Begin RECORDS TO PROCESS

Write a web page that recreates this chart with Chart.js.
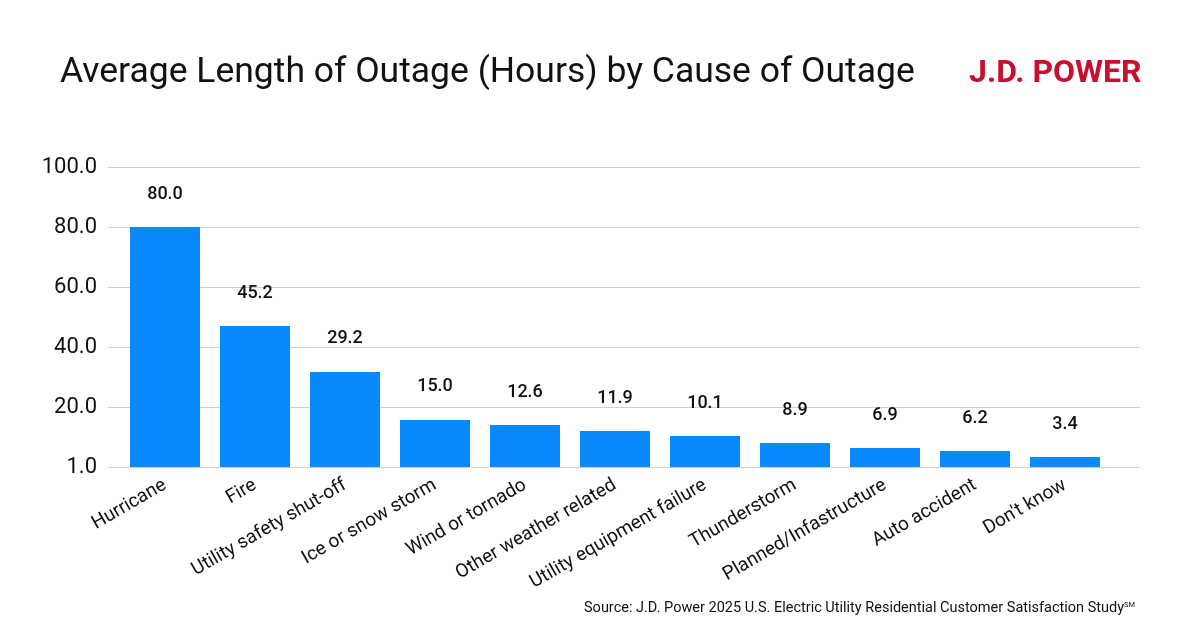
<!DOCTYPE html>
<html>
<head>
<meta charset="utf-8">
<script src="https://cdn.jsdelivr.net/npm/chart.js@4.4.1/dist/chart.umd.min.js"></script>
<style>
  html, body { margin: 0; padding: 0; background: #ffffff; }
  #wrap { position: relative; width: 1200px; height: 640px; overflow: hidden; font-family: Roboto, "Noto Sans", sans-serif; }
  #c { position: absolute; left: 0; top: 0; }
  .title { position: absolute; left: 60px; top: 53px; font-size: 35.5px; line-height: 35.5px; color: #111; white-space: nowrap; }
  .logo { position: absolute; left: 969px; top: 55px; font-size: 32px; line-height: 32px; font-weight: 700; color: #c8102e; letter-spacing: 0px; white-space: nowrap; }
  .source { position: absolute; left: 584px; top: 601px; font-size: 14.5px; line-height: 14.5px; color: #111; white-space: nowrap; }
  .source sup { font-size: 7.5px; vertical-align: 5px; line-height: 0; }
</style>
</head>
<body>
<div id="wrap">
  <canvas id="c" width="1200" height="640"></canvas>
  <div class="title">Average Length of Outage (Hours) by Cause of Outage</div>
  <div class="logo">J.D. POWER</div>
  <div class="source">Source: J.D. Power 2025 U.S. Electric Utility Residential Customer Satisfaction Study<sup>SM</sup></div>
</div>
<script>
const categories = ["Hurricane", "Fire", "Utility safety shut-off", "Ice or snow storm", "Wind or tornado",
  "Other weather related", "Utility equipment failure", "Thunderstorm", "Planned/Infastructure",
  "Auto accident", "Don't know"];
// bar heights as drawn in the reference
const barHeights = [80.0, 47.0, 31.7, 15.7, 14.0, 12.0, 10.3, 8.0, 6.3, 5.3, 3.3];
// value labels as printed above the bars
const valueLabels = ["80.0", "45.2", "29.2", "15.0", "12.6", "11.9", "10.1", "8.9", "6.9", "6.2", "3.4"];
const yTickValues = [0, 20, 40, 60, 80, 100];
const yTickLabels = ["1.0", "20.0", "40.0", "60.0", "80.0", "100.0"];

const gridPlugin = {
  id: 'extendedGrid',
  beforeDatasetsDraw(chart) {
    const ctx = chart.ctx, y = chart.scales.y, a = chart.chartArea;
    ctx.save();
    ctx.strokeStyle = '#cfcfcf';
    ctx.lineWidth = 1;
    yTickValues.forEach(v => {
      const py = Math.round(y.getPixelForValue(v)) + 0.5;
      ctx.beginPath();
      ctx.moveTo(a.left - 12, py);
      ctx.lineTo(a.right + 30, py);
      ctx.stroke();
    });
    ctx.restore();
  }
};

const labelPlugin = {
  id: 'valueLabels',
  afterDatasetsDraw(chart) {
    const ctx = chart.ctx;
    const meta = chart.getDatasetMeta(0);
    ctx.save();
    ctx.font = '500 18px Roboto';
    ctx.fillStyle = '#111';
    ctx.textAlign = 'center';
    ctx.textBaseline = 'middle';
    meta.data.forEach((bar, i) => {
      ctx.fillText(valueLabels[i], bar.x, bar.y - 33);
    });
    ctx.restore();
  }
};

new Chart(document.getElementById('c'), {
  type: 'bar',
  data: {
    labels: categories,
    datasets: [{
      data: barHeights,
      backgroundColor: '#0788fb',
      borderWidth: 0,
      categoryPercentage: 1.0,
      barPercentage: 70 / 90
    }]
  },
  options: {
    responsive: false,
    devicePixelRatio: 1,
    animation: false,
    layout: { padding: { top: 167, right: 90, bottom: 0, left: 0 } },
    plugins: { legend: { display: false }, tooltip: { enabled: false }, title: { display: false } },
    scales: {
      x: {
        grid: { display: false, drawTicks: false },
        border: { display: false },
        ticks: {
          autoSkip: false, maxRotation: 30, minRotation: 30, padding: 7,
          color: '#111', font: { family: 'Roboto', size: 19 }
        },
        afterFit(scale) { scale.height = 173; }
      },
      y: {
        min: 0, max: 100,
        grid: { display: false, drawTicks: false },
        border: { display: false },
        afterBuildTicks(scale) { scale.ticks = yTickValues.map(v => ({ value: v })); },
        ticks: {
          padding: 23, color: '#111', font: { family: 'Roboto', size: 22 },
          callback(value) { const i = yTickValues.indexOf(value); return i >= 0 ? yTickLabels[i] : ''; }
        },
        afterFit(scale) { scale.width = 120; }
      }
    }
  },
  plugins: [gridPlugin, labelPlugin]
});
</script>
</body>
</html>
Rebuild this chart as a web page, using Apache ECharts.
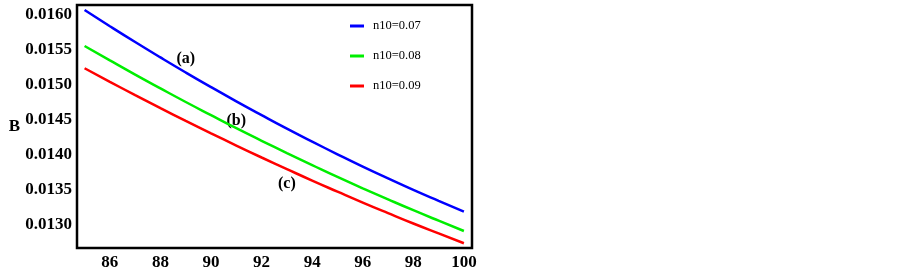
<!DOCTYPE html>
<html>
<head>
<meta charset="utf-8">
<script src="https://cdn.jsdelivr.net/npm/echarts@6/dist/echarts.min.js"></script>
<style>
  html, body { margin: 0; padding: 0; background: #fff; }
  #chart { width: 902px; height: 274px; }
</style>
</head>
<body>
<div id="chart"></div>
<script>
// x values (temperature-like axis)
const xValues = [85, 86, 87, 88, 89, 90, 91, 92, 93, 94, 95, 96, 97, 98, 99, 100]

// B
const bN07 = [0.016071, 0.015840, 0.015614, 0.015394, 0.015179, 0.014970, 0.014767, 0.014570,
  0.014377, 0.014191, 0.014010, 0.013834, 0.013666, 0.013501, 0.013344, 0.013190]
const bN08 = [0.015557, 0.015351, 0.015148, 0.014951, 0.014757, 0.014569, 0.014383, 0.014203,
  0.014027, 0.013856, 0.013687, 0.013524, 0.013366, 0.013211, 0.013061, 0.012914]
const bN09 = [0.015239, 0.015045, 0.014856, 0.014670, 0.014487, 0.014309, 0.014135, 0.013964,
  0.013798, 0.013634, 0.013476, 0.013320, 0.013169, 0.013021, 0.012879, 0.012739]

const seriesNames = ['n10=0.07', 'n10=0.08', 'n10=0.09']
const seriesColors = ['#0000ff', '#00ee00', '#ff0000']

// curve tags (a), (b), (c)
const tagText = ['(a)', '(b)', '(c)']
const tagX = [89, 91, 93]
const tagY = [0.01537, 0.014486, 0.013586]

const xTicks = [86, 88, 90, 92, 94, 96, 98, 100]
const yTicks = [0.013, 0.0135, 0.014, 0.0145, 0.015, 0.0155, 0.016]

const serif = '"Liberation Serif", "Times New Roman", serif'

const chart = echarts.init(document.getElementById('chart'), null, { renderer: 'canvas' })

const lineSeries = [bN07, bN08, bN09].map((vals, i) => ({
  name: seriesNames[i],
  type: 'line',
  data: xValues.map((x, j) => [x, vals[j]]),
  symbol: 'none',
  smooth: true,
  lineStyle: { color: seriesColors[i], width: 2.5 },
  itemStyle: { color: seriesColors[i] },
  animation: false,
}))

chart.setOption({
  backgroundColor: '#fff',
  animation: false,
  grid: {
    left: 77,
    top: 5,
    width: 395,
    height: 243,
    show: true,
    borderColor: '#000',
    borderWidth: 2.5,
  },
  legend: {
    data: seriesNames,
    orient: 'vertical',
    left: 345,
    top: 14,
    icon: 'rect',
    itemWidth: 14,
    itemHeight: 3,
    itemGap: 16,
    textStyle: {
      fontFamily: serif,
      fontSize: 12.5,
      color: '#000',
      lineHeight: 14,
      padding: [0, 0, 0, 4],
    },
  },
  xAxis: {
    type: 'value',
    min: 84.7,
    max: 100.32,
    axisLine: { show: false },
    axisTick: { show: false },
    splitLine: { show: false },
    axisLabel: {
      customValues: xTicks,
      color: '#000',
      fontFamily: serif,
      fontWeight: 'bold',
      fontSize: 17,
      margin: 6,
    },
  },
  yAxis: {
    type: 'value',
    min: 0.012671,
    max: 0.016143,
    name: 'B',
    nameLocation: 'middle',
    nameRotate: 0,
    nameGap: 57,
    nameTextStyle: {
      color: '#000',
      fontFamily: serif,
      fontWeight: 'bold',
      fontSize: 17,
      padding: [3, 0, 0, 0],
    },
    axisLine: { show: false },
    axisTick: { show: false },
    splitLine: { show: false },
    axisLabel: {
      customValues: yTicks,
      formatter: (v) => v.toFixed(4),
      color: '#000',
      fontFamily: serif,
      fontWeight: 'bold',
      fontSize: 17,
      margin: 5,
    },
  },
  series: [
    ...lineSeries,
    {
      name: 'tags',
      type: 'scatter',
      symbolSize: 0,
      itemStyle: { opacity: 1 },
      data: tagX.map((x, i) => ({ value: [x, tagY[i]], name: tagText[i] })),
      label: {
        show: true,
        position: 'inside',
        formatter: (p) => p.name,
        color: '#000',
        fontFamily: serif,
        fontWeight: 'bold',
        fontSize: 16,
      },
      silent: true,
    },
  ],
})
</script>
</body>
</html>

End RECORDS TO PROCESS

REQUIRED TASK =
Every line from the one containing "Rebuild this chart" to the one containing "const tagY = [0.01537, 0.014486, 0.013586]" should be output exactly, both ends included. Nothing else goes in, and no pictures either.

EXERCISE RESPONSE =
Rebuild this chart as a web page, using Apache ECharts.
<!DOCTYPE html>
<html>
<head>
<meta charset="utf-8">
<script src="https://cdn.jsdelivr.net/npm/echarts@6/dist/echarts.min.js"></script>
<style>
  html, body { margin: 0; padding: 0; background: #fff; }
  #chart { width: 902px; height: 274px; }
</style>
</head>
<body>
<div id="chart"></div>
<script>
// x values (temperature-like axis)
const xValues = [85, 86, 87, 88, 89, 90, 91, 92, 93, 94, 95, 96, 97, 98, 99, 100]

// B
const bN07 = [0.016071, 0.015840, 0.015614, 0.015394, 0.015179, 0.014970, 0.014767, 0.014570,
  0.014377, 0.014191, 0.014010, 0.013834, 0.013666, 0.013501, 0.013344, 0.013190]
const bN08 = [0.015557, 0.015351, 0.015148, 0.014951, 0.014757, 0.014569, 0.014383, 0.014203,
  0.014027, 0.013856, 0.013687, 0.013524, 0.013366, 0.013211, 0.013061, 0.012914]
const bN09 = [0.015239, 0.015045, 0.014856, 0.014670, 0.014487, 0.014309, 0.014135, 0.013964,
  0.013798, 0.013634, 0.013476, 0.013320, 0.013169, 0.013021, 0.012879, 0.012739]

const seriesNames = ['n10=0.07', 'n10=0.08', 'n10=0.09']
const seriesColors = ['#0000ff', '#00ee00', '#ff0000']

// curve tags (a), (b), (c)
const tagText = ['(a)', '(b)', '(c)']
const tagX = [89, 91, 93]
const tagY = [0.01537, 0.014486, 0.013586]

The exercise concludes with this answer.